Todo lo anterior se vuelve secundario ante la consecución de un objetivo nítido, la realización de una película familiar, con una historia atrayente, que sea capaz de llegar a un público que rara vez tiene relación con el cine chileno de cualquier tipo y especie. Un caballo llamado Elefante cumple en ese respecto y sin duda instalará un precedente para otras cintas que vengan en el futuro a llenar un espacio vacante dentro de nuestra filmografía. Salas llenas de escolares viendo cine chileno es un triunfo, sin dudas, lo que no quiere decir que haya que hacer vista gorda a una serie de cuestiones que parecen deficientes, no con el objetivo de manchar sobre una propuesta con un fin evidente, sino con el convencimiento de que en común buscamos lo mejor para nuestro cine. Las buenas intenciones no bastan para hacer una buena película, eso siempre me ha parecido claro. Y ni el público objetivo ni los contextos de producción excusan los pormenores del resultado final.
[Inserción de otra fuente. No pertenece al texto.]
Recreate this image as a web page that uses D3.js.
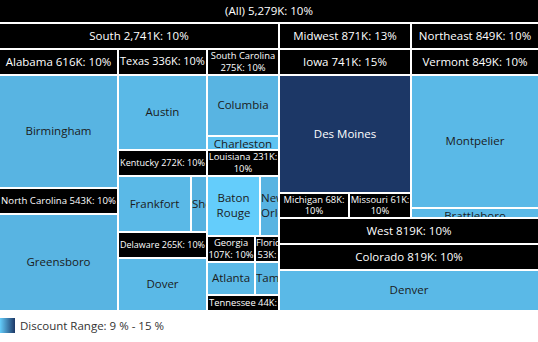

Ahora, tampoco ciertos errores la vuelven mala, pero sí hay que apuntar a la excelencia, más allá de temas de competitividad y mercado, porque la consolidación de una industria va a necesitar de cada vez mejores y más precisos referentes, que apunten a la diversa gama de audiencias que hoy por hoy están consumiendo cine. Esta película da un paso adelante en esa dirección.

 

José Parra

 

Nota del comentarista: 6/10

 

Título: Un caballo llamado Elefante. Dirección: Andrés Waissbluth. Guión: Andrés Waissbluth, Miguel Ángel Labarca, Daniel Laguna. Fotografía: Enrique Stindt. Montaje: Jorge García, Adriana Martínez, Soledad Salfate. Animación: Maribel Martínez. Reparto: Tomás Arriagada, Joaquín Saldaña, Miguel Rodarte, Salvo Basile, Patricia Ércole, Ramón Llao. País: Chile. Año: 2016. Duración: 80 min.